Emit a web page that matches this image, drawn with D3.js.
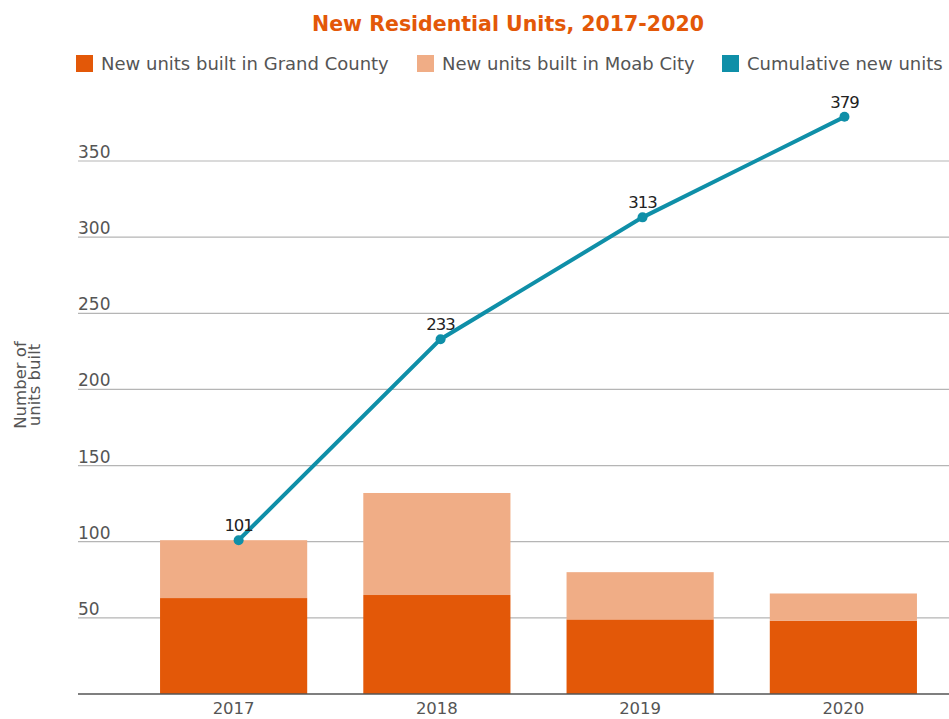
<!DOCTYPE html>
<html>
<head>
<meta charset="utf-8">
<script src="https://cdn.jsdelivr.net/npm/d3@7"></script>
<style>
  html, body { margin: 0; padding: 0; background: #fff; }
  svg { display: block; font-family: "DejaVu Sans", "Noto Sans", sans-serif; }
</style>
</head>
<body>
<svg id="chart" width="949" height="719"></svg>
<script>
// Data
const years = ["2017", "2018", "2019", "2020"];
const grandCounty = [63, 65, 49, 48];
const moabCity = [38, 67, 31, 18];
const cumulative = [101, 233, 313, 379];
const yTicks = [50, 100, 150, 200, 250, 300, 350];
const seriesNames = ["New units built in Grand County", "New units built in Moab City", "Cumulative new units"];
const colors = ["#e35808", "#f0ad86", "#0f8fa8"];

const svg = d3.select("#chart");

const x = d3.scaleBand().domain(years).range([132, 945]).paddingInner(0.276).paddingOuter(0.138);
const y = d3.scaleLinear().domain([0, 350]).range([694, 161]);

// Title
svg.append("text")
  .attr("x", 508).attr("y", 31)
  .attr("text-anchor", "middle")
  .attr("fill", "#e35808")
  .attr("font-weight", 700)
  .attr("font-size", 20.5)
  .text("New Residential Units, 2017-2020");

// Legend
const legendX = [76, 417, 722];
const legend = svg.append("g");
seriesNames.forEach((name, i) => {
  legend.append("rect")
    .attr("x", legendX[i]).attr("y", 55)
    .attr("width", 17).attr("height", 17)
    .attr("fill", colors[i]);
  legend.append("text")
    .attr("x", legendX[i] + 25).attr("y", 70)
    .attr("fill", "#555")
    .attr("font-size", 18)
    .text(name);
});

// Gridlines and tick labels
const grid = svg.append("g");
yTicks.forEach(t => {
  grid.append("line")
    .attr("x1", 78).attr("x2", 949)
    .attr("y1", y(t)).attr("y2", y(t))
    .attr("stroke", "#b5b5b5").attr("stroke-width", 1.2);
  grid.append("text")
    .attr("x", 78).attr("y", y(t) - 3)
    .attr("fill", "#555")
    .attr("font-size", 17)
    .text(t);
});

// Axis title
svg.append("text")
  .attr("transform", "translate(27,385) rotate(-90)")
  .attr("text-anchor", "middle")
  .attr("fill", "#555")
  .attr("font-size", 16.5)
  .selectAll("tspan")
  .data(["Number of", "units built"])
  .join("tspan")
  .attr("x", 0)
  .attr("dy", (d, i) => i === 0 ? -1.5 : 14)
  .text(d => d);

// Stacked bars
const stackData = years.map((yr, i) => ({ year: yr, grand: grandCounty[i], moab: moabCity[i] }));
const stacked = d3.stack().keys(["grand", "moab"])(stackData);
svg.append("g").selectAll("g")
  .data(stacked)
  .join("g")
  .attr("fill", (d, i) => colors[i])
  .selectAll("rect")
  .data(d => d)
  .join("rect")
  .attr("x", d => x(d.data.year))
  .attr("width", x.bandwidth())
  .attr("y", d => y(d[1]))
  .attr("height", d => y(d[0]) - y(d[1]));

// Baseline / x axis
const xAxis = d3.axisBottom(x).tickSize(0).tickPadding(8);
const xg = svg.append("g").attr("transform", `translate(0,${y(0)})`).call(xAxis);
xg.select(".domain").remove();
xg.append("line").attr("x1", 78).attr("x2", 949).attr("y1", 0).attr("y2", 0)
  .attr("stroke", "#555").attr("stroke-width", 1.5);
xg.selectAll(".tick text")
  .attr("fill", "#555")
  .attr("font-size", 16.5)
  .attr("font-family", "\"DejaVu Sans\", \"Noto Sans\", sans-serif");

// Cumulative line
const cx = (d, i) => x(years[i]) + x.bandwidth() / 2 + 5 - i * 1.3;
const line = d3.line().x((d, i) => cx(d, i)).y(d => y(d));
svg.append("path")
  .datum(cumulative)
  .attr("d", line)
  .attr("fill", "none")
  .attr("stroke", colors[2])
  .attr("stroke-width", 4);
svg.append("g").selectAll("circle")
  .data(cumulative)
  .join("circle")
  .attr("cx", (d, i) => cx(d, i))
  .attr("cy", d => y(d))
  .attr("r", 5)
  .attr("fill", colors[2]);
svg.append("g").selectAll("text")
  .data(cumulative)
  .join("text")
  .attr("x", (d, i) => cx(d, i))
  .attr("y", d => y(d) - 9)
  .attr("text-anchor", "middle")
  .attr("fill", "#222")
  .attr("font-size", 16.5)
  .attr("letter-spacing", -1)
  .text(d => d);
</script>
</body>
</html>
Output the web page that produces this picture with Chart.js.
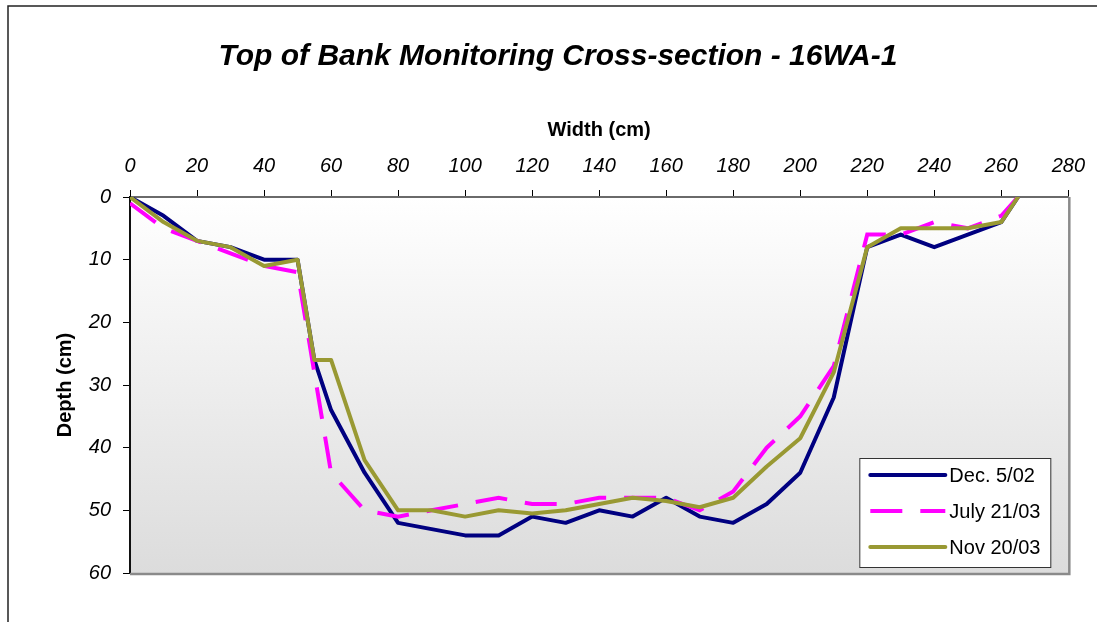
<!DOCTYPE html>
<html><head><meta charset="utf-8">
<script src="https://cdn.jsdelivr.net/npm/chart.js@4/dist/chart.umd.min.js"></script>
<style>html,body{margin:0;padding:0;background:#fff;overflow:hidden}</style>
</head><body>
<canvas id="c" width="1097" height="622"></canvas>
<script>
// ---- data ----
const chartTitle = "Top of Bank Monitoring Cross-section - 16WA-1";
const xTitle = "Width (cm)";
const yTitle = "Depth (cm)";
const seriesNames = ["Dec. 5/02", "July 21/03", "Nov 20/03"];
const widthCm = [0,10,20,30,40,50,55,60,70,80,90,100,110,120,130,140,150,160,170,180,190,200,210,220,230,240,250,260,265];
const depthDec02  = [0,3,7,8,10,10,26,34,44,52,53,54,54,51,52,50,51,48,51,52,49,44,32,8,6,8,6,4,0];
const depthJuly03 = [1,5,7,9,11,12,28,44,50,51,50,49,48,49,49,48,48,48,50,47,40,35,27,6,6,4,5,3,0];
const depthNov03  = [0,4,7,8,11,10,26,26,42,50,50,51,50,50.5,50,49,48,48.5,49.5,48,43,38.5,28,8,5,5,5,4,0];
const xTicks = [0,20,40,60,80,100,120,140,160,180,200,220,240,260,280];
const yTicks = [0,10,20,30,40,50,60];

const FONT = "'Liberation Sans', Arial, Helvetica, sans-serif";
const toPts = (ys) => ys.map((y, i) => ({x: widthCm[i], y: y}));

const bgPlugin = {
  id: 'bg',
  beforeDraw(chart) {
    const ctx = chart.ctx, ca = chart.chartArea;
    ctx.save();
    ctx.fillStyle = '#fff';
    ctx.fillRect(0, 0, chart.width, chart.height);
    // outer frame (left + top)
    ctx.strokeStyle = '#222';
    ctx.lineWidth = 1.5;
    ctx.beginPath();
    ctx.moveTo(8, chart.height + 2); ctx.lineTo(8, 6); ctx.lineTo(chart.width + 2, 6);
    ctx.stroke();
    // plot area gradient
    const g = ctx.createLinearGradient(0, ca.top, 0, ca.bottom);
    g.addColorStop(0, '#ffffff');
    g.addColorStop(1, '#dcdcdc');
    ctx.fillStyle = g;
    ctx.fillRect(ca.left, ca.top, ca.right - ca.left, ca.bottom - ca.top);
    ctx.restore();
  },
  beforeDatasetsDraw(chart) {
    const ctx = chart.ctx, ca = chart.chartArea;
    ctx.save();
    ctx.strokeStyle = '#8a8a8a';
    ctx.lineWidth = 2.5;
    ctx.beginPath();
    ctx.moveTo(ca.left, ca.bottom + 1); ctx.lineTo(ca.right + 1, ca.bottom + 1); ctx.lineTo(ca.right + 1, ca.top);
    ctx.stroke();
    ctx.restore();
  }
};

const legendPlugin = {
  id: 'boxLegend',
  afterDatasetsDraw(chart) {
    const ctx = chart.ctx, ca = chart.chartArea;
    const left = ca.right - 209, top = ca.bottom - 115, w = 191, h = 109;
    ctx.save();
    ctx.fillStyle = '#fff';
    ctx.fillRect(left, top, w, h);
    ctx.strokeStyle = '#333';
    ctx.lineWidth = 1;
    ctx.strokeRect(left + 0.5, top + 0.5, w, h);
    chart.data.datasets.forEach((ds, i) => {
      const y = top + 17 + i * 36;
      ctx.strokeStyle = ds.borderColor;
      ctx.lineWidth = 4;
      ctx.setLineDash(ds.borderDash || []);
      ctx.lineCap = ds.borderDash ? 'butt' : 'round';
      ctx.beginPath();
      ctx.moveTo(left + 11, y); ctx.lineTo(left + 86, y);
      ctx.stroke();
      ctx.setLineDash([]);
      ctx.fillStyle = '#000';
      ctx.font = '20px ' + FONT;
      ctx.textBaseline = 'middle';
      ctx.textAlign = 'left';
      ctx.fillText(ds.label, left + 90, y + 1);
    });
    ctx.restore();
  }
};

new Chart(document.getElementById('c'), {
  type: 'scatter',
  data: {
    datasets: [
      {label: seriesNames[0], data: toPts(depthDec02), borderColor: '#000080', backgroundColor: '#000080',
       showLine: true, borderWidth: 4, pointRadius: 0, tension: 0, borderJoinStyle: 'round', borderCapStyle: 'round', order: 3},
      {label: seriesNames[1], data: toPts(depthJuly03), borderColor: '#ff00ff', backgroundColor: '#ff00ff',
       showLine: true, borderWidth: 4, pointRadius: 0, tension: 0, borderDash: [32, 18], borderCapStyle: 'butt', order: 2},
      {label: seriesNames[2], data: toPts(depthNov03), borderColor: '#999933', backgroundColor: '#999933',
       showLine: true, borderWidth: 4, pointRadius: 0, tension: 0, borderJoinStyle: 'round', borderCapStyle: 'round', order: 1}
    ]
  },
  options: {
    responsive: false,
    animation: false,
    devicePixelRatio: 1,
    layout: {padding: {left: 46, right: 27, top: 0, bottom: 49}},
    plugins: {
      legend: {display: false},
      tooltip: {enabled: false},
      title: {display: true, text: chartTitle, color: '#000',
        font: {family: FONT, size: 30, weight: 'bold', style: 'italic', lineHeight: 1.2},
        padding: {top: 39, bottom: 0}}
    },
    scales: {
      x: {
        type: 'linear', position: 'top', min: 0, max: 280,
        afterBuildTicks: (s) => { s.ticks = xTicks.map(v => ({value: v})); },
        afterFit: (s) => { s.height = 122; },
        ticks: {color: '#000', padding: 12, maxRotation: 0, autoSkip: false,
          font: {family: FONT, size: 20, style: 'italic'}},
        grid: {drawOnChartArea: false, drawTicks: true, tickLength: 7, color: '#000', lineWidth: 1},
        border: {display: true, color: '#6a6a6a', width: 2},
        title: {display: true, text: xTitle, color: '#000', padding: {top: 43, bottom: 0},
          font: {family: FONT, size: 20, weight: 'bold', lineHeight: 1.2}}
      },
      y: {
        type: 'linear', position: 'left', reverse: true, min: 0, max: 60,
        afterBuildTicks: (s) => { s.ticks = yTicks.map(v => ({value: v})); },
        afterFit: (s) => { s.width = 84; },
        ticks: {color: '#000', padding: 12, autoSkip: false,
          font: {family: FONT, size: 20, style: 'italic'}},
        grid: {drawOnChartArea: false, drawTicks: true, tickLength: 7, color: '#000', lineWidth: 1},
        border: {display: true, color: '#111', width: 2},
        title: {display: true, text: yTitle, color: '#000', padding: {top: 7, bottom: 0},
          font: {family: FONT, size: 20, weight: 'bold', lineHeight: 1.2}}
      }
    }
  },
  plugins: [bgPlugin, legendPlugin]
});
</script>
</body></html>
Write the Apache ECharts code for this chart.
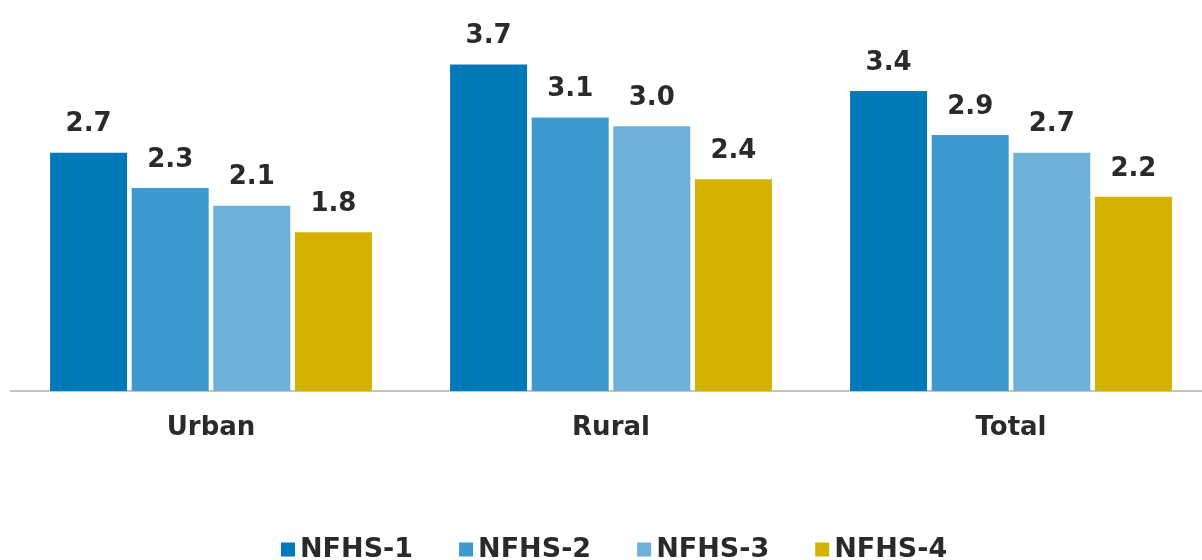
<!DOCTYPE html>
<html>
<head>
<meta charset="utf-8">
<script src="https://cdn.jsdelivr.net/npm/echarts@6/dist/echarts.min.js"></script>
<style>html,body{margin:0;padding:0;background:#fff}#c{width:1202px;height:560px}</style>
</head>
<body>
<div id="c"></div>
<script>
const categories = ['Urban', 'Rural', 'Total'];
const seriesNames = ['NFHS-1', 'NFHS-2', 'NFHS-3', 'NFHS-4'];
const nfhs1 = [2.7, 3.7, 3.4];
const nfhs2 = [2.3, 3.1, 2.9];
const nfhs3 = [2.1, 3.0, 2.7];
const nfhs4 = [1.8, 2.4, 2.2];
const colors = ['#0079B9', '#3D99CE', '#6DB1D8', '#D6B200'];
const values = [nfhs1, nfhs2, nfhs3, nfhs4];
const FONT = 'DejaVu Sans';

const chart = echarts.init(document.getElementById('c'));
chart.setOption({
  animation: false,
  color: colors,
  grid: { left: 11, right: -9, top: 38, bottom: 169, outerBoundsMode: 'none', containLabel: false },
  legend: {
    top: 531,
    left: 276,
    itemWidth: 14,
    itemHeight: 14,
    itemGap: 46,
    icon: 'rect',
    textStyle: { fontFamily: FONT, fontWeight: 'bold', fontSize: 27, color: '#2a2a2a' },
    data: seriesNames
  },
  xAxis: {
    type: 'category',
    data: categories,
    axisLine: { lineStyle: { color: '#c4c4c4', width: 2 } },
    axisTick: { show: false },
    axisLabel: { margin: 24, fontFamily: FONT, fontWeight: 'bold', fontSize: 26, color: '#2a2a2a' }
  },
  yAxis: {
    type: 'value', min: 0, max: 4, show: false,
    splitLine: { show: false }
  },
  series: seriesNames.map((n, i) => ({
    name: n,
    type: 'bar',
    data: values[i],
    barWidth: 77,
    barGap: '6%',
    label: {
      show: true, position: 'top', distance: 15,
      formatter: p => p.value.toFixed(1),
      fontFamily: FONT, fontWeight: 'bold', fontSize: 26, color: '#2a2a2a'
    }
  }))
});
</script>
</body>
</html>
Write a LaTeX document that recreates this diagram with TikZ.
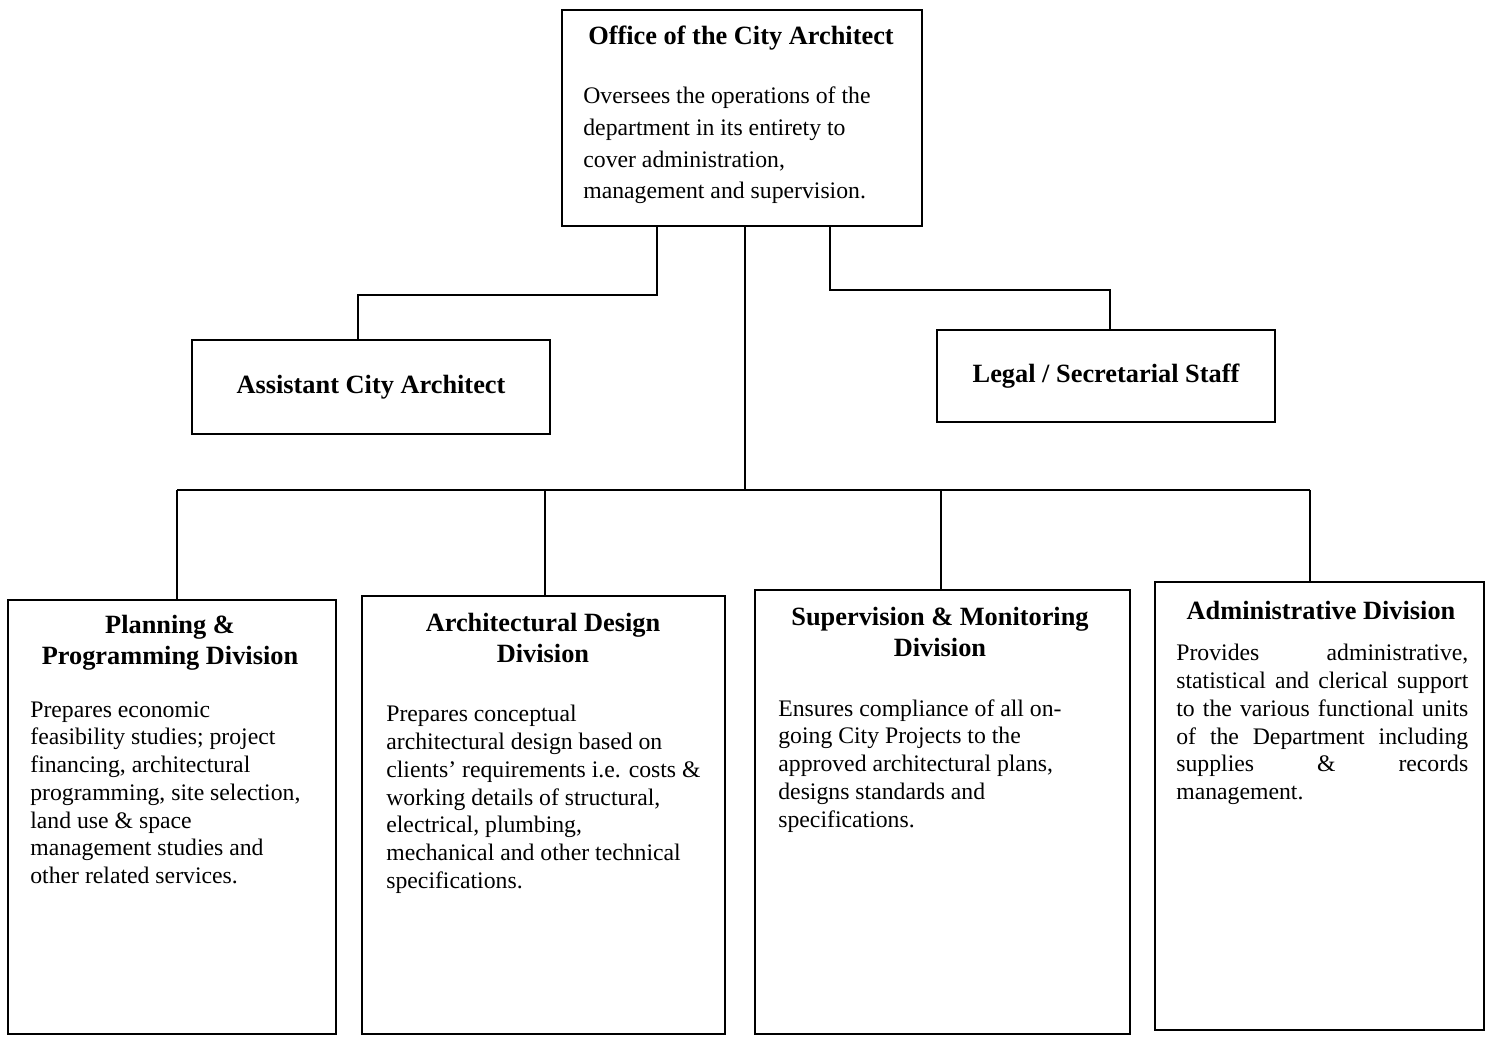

• _Exercise directions_
Note how many lines of the material contain the string "page". Then report that number by itself.

• _The result_
2